The cows are mad and they’re moooobilising to let everyone know it’s not their methane accelerating climate change, it’s shippings.

And they are right to be angry because the IMO is doing nothing to stop LNG becoming the fossil fuel of choice for shipping. In the European Union alone, consumption of LNG by ships has doubled from 2.2 million tonnes (Mt) in 2018 to 4.4 Mt in 2022. LNG uptake is based on the deceptive notion that it is an alternative, clean fuel. This is where LNG proponents are engaging in gaslighting, deceiving the maritime sector and all of us. 

Liquid Natural Gas (LNG) – the facts
LNG is a fossil fuel that, when extracted, transported and burnt as a marine fuel, leaks methane into the atmosphere – a dangerous global-warming gas that is over 80-times more climate-warming in the short-term than carbon dioxide. 

The UN’s Intergovernmental Panel on Climate Change (IPCC) identified rapid methane emission cuts as one of the top priorities in order to limit global warming to as close to 1.5°C as possible.

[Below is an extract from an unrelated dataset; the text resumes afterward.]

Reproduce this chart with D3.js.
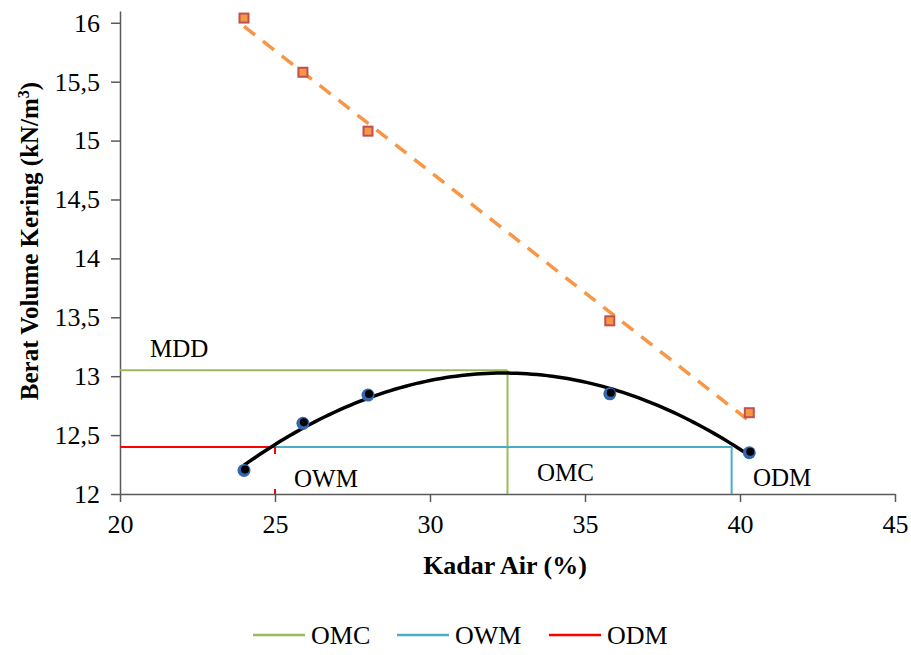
<!DOCTYPE html>
<html>
<head>
<meta charset="utf-8">
<script src="https://cdn.jsdelivr.net/npm/d3@7"></script>
<style>
  body { margin: 0; background: #fff; }
  text { font-family: "Liberation Serif", "Times New Roman", serif; fill: #000; }
</style>
</head>
<body>
<div id="chart"></div>
<script>
/* DATA */
const kadarAir = [24, 25.9, 28, 35.8, 40.3];
const beratKering = [12.2, 12.6, 12.84, 12.85, 12.35];
const zavValues = [16.04, 15.58, 15.08, 13.47, 12.69];
const xTicks = [20, 25, 30, 35, 40, 45];
const yTicks = [12, 12.5, 13, 13.5, 14, 14.5, 15, 15.5, 16];
const omcValue = 32.5, mddValue = 13.05;
const owmValue = 25, odmValue = 39.73, levelValue = 12.4;
const legendNames = ["OMC", "OWM", "ODM"];
const legendColors = ["#9BBB59", "#4BACC6", "#FF0000"];

/* SIZES */
const width = 911, height = 655,
  margin = { top: 11, left: 120, right: 16, bottom: 161 };

const svg = d3.select("#chart").append("svg")
  .attr("width", width)
  .attr("height", height);

const xScale = d3.scaleLinear()
  .domain([20, 45])
  .range([margin.left, width - margin.right]);

const yScale = d3.scaleLinear()
  .domain([12, 16.1])
  .range([height - margin.bottom, margin.top]);

const comma = d3.formatLocale({ decimal: ",", thousands: ".", grouping: [3], currency: ["", ""] }).format("~g");

// trendlines from the data (least squares)
function linearFit(xs, ys) {
  const mx = d3.mean(xs), my = d3.mean(ys);
  let sxy = 0, sxx = 0;
  xs.forEach((x, i) => { sxy += (x - mx) * (ys[i] - my); sxx += (x - mx) ** 2; });
  const b = sxy / sxx;
  return x => my + b * (x - mx);
}

function quadFit(xs, ys) {
  // normal equations for y = a + b x + c x^2
  const s = k => d3.sum(xs, x => x ** k);
  const t = k => d3.sum(xs, (x, i) => x ** k * ys[i]);
  const A = [[s(0), s(1), s(2)], [s(1), s(2), s(3)], [s(2), s(3), s(4)]];
  const B = [t(0), t(1), t(2)];
  for (let i = 0; i < 3; i++) {
    for (let j = i + 1; j < 3; j++) {
      const f = A[j][i] / A[i][i];
      for (let k = i; k < 3; k++) A[j][k] -= f * A[i][k];
      B[j] -= f * B[i];
    }
  }
  const c = [0, 0, 0];
  for (let i = 2; i >= 0; i--) {
    let v = B[i];
    for (let k = i + 1; k < 3; k++) v -= A[i][k] * c[k];
    c[i] = v / A[i][i];
  }
  return x => c[0] + c[1] * x + c[2] * x * x;
}

const quad = quadFit(kadarAir, beratKering);
const lin = linearFit(kadarAir, zavValues);
const x0 = d3.min(kadarAir), x1 = d3.max(kadarAir);
const curveX = d3.range(0, 101).map(i => x0 + (x1 - x0) * i / 100);

/* AXES */
const xAxis = svg.append("g")
  .attr("transform", `translate(0, ${yScale(12)})`)
  .call(d3.axisBottom(xScale).tickValues(xTicks).tickSize(8).tickPadding(9).tickSizeOuter(0));

const yAxis = svg.append("g")
  .attr("transform", `translate(${margin.left}, 0)`)
  .call(d3.axisLeft(yScale).tickValues(yTicks).tickFormat(comma).tickSize(9).tickPadding(11).tickSizeOuter(0));

[xAxis, yAxis].forEach(g => {
  g.select(".domain").attr("stroke", "#595959").attr("stroke-width", 1.5);
  g.selectAll(".tick line").attr("stroke", "#595959").attr("stroke-width", 1.5);
  g.selectAll(".tick text").attr("font-size", 26).attr("font-family", "Liberation Serif").attr("fill", "#000");
});
xAxis.selectAll(".tick text").attr("dy", "0.85em");

svg.append("text")
  .attr("x", 505).attr("y", 574)
  .attr("text-anchor", "middle")
  .attr("font-size", 26).attr("font-weight", "bold")
  .text("Kadar Air (%)");

const yTitle = svg.append("text")
  .attr("transform", `translate(38, 241) rotate(-90)`)
  .attr("text-anchor", "middle")
  .attr("font-size", 25).attr("font-weight", "bold");
yTitle.append("tspan").text("Berat Volume Kering (kN/m");
yTitle.append("tspan").attr("font-size", 16).attr("dy", -9).text("3");
yTitle.append("tspan").attr("dy", 9).text(")");

/* REFERENCE LINES */
svg.append("line")
  .attr("x1", xScale(20)).attr("x2", xScale(omcValue))
  .attr("y1", yScale(mddValue)).attr("y2", yScale(mddValue))
  .attr("stroke", legendColors[0]).attr("stroke-width", 2);
svg.append("line")
  .attr("x1", xScale(omcValue)).attr("x2", xScale(omcValue))
  .attr("y1", yScale(mddValue)).attr("y2", yScale(12))
  .attr("stroke", legendColors[0]).attr("stroke-width", 2);

svg.append("line")
  .attr("x1", xScale(owmValue)).attr("x2", xScale(odmValue))
  .attr("y1", yScale(levelValue)).attr("y2", yScale(levelValue))
  .attr("stroke", legendColors[1]).attr("stroke-width", 2);
svg.append("line")
  .attr("x1", xScale(odmValue)).attr("x2", xScale(odmValue))
  .attr("y1", yScale(levelValue)).attr("y2", yScale(12))
  .attr("stroke", legendColors[1]).attr("stroke-width", 2);

svg.append("line")
  .attr("x1", xScale(20)).attr("x2", xScale(owmValue))
  .attr("y1", yScale(levelValue)).attr("y2", yScale(levelValue))
  .attr("stroke", legendColors[2]).attr("stroke-width", 2);
svg.append("line")
  .attr("x1", xScale(owmValue)).attr("x2", xScale(owmValue))
  .attr("y1", yScale(levelValue)).attr("y2", yScale(12))
  .attr("stroke", legendColors[2]).attr("stroke-width", 2)
  .attr("stroke-dasharray", "7,35");

/* TRENDLINES */
svg.append("path")
  .datum([x0, x1])
  .attr("fill", "none")
  .attr("stroke", "#F79646").attr("stroke-width", 3.5)
  .attr("stroke-dasharray", "14,10")
  .attr("d", d3.line().x(d => xScale(d)).y(d => yScale(lin(d))));

svg.append("path")
  .datum(curveX)
  .attr("fill", "none")
  .attr("stroke", "#000").attr("stroke-width", 3.5)
  .attr("d", d3.line().x(d => xScale(d)).y(d => yScale(quad(d))));

/* MARKERS */
svg.selectAll(".sq")
  .data(kadarAir)
  .join("rect")
  .attr("class", "sq")
  .attr("x", d => xScale(d) - 4.5)
  .attr("y", (d, i) => yScale(zavValues[i]) - 4.5)
  .attr("width", 9).attr("height", 9)
  .attr("fill", "#F79646")
  .attr("stroke", "#C0504D").attr("stroke-width", 2);

svg.selectAll(".dotB")
  .data(kadarAir)
  .join("circle")
  .attr("class", "dotB")
  .attr("cx", d => xScale(d))
  .attr("cy", (d, i) => yScale(beratKering[i]))
  .attr("r", 6.5)
  .attr("fill", "#3567B0");

svg.selectAll(".dotK")
  .data(kadarAir)
  .join("circle")
  .attr("class", "dotK")
  .attr("cx", d => xScale(d) + 1)
  .attr("cy", (d, i) => yScale(beratKering[i]) - 1)
  .attr("r", 4)
  .attr("fill", "#000");

/* LABELS */
const labels = [
  { t: "MDD", x: 150, y: 357 },
  { t: "OWM", x: 294, y: 487 },
  { t: "OMC", x: 537, y: 481 },
  { t: "ODM", x: 753, y: 486 }
];
svg.selectAll(".lbl")
  .data(labels)
  .join("text")
  .attr("class", "lbl")
  .attr("x", d => d.x).attr("y", d => d.y)
  .attr("font-size", 25)
  .text(d => d.t);

/* LEGEND */
const legend = svg.selectAll(".leg")
  .data(legendNames)
  .join("g")
  .attr("class", "leg")
  .attr("transform", (d, i) => `translate(${[253, 397, 549][i]}, 635)`);
legend.append("line")
  .attr("x1", 0).attr("x2", 52)
  .attr("stroke", (d, i) => legendColors[i]).attr("stroke-width", 2.5);
legend.append("text")
  .attr("x", 58).attr("y", 9)
  .attr("font-size", 26)
  .text(d => d);
</script>
</body>
</html>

The IPCC’s latest report focusing on climate mitigation makes clear that fossil gas in the form of LNG is not a solution for shipping’s decarbonisation.

Contrary to what climate science requires, shipping and port companies have been going full steam ahead in the wrong direction, investing heavily in fossil LNG, alleging that the fuel will reduce their environmental impacts and climate pollution. There are currently over 785 new cargo ships on order globally, with over 400 being built to run on fossil LNG.

Burning more fossil LNG onboard vessels is a disaster in the making for our planet. It would only increase methane emissions from ships, which already rose by 150% between 2012 and 2018, according to the UN International Maritime Organisation (IMO).

Methane emissions also decrease air quality. Additionally, increased demand for LNG—including in the marine sector—leads to adverse land-based impacts, such as polluted drinking water, reduction in crop production, and higher premature death rates. 

Current Status of LNG and Shipping
Between 2012 and 2018, methane emissions from LNG-fueled ships grew by 150 percent (Fourth IMO GHG Study 2020). Real-world methane emissions from shipping also indicate that the sector’s contribution to climate change is larger than previously estimated. Despite the negative climate and environmental impacts, the shipping industry is projected to witness further growth in LNG demand, with the anticipated addition of about 160 to 500 new LNG-fueled vessels annually until 2030. 

We Need Strong Methane Regulations at the IMO
According to the IPCC (AR6), addressing the climate emergency and its devastating impacts on people requires urgently tackling methane emissions in the near term. LNG proponents are gaslighting policymakers about the real size of the climate and health impacts of LNG while jeopardising a liveable future on this planet. 

The International Maritime Organization (IMO) is the United Nations body regulating international shipping. Currently, no specific international regulations exist for methane emissions from ships. However, several opportunities exist to comprehensively integrate methane into the IMO’s regulatory framework during the upcoming 81st Marine Environmental Protection Committee (MEPC81) meeting scheduled from March 18 to 22. If this doesn’t happen we propose a more drastic future for the IMO.

Call for action at the IMO

Call for action at the IMO

1/ The IMO’s Life Cycle Assessment (LCA) guidelines: to ensure accountability for the real size of the sector’s methane footprint, the default emission factor for methane slip must be at 8.5% instead of the IMO’s current 3.5%.

2/ GHG Fuel Standard: methane must be meaningfully included in the IMO GHG fuel standard being developed at the IMO as a medium-term solution.


3/ Declare the IMO is unfit for purpose
A failure act to regulate LNG will prove the IMO is clearly unfit for purpose. It only acts on behalf of the shipping industry and rarely considers the environment. Add to this the IMO’s continued backing of the fossil fuel industry, by not taxing shipping fuel and allowing the dirty fossil fuel byproduct HFO to be burned at sea, plus its lack of regulation of hazardous petrochemical shipping, and the list of IMO misdeeds and wrong directions begins to get very long indeed. Given this ever expanding list isn’t it time the environmental remit of the IMO is governed by another, better, UN agency?  Life is too important to be squandered by inept bureaucracy.